_Your task:_ Look through the data below and output, unchanged, every line from the one holding "Write the Plotly code for this chart." through the one holding "import plotly.graph_objects as go", inclusive. Skip the pictures.

-- Begin --

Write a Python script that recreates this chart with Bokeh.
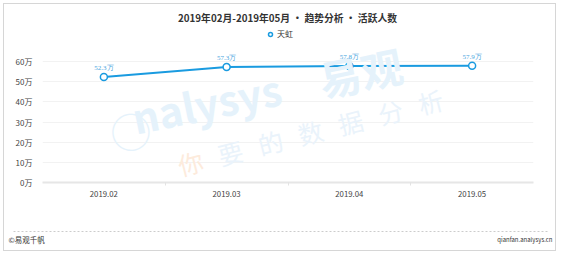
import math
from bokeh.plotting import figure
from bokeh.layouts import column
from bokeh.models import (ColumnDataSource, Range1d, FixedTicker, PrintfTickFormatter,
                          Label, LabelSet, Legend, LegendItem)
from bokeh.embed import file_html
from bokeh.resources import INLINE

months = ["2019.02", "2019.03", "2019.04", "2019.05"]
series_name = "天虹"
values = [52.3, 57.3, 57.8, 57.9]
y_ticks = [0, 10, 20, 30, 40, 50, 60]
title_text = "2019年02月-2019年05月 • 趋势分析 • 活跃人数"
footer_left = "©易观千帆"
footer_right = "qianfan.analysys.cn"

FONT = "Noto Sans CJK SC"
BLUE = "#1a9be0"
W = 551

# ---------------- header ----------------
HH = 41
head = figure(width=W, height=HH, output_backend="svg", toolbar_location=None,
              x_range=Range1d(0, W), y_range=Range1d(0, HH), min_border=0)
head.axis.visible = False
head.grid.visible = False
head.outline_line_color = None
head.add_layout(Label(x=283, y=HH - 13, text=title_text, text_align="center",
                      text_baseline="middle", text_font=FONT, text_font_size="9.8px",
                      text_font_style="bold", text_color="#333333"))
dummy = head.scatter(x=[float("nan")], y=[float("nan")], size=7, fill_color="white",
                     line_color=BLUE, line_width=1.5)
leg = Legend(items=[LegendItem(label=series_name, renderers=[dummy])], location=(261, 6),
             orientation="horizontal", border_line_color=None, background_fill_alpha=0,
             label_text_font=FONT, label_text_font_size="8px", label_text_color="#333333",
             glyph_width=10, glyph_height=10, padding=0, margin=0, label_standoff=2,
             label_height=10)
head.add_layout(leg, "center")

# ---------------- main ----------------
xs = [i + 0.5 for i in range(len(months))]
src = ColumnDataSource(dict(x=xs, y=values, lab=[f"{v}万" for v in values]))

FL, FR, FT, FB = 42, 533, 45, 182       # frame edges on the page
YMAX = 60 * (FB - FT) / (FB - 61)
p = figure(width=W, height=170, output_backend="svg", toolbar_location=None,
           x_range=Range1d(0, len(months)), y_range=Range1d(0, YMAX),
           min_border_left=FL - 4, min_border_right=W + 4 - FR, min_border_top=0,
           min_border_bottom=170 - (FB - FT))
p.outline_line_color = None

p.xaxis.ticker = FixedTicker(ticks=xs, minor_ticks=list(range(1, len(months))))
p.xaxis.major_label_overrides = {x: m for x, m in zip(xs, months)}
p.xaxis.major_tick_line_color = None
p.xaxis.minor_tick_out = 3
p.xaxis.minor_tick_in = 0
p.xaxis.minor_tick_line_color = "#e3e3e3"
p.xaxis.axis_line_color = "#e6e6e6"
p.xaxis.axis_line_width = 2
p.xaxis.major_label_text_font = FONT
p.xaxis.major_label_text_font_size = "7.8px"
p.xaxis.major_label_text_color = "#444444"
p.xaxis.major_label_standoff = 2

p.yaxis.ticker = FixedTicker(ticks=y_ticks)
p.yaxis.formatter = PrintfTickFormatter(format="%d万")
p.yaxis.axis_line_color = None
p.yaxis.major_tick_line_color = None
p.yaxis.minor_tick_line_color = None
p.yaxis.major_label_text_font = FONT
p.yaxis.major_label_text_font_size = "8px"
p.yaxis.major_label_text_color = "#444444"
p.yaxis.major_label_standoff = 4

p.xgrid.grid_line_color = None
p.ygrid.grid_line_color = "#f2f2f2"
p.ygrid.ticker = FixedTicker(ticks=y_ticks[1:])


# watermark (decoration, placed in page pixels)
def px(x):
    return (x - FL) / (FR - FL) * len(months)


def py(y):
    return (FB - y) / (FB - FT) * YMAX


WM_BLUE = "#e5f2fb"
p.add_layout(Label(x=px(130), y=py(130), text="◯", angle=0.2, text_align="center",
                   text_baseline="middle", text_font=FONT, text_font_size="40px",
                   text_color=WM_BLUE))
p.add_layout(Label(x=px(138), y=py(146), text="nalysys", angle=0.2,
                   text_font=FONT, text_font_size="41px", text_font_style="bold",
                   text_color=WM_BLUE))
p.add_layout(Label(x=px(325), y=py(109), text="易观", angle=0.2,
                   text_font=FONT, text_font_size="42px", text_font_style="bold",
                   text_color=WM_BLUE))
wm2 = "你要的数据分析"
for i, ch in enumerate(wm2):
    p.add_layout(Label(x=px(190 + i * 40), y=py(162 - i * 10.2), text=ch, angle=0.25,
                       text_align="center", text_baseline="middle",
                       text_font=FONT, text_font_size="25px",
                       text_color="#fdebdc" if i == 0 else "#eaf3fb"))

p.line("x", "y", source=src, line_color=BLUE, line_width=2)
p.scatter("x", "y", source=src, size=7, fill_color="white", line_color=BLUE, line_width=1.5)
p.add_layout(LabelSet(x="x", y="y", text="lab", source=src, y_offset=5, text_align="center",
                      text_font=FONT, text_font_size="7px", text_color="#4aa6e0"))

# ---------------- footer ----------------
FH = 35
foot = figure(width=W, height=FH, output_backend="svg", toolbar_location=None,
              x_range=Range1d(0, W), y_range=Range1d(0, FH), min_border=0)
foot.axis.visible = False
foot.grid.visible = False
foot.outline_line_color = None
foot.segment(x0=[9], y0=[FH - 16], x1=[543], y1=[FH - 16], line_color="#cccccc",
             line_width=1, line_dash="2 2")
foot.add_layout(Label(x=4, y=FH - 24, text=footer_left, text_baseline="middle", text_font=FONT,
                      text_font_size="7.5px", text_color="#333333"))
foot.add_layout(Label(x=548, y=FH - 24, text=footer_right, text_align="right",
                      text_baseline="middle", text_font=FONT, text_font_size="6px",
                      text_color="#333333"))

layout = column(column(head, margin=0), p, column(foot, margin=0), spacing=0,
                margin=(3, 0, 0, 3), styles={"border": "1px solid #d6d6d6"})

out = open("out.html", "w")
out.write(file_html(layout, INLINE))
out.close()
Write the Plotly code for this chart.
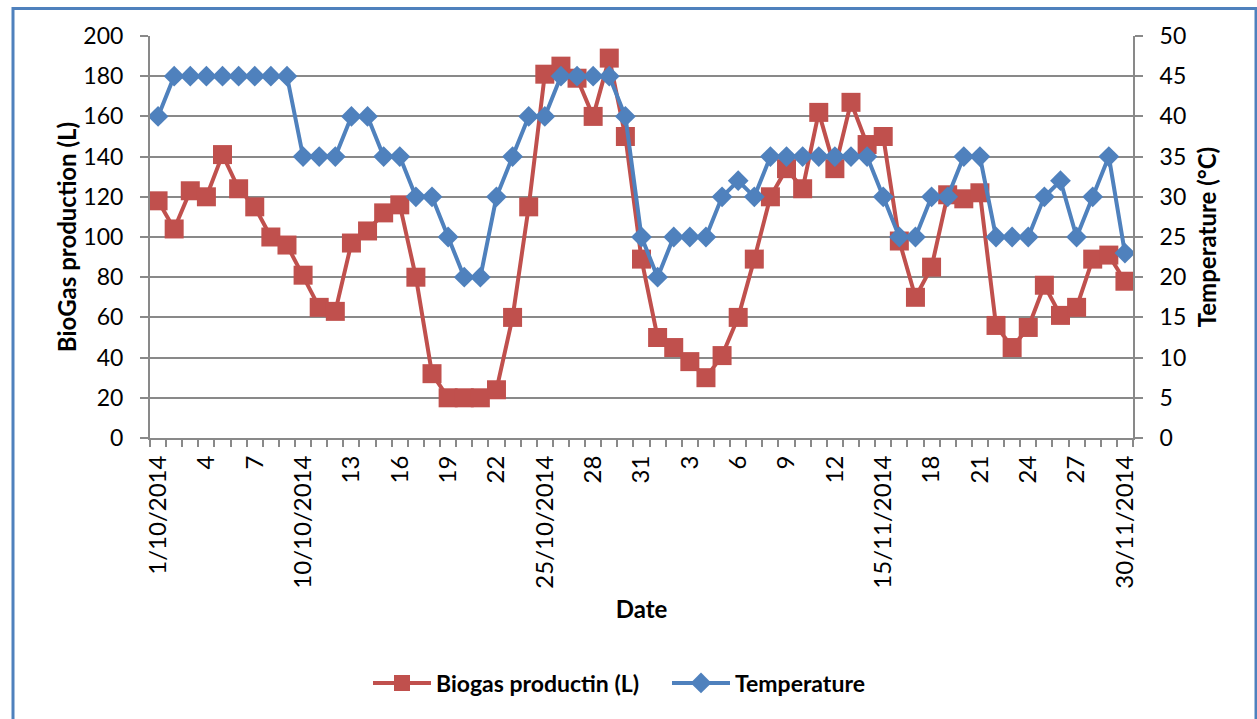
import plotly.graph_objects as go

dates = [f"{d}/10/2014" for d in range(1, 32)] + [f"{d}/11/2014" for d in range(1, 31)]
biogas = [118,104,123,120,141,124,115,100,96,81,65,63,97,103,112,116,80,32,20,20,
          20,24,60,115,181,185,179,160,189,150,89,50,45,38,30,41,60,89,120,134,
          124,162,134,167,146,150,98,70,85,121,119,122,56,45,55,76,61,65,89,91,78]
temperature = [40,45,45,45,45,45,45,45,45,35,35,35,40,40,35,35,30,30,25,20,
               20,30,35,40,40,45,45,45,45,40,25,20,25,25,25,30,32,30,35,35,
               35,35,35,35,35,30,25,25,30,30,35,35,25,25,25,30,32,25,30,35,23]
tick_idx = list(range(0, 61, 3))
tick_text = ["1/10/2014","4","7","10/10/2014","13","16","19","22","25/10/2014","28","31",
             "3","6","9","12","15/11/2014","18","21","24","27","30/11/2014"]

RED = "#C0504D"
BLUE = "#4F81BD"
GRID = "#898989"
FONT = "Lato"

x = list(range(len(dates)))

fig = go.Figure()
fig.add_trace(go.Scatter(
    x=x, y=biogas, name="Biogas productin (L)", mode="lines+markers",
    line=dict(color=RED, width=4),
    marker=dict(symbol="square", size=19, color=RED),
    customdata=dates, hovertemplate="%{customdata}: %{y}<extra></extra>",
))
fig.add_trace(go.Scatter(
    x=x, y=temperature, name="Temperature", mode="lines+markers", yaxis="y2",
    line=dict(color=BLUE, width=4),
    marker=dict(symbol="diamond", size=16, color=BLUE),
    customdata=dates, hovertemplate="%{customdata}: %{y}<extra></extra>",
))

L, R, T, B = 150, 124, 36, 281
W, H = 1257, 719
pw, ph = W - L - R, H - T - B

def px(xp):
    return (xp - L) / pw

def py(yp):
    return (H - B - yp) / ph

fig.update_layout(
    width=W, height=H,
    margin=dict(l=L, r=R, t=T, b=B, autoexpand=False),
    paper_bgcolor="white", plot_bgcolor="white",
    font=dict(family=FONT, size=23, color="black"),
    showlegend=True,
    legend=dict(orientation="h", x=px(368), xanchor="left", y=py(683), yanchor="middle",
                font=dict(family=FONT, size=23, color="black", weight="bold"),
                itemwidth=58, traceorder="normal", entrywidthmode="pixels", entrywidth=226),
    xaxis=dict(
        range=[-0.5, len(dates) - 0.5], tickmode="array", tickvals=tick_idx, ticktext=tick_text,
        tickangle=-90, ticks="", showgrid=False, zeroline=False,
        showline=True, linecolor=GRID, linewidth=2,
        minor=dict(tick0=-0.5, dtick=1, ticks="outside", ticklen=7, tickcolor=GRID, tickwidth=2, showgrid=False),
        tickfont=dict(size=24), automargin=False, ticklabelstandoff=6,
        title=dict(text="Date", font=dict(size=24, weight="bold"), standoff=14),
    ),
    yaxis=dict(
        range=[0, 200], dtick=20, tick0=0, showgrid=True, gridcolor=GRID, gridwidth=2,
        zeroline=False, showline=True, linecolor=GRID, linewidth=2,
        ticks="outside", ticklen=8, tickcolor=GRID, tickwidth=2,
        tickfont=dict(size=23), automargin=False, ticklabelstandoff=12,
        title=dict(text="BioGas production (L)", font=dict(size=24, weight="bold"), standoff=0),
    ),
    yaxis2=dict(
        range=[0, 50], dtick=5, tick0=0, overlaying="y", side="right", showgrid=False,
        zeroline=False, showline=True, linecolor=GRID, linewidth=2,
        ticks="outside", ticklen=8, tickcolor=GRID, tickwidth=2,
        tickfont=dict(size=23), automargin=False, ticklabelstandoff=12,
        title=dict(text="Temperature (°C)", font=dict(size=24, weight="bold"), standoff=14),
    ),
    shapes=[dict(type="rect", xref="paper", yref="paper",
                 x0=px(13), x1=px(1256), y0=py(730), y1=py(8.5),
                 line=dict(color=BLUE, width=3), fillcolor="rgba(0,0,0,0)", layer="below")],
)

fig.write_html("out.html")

-- End --

_Result:_
Write the Plotly code for this chart.
import plotly.graph_objects as go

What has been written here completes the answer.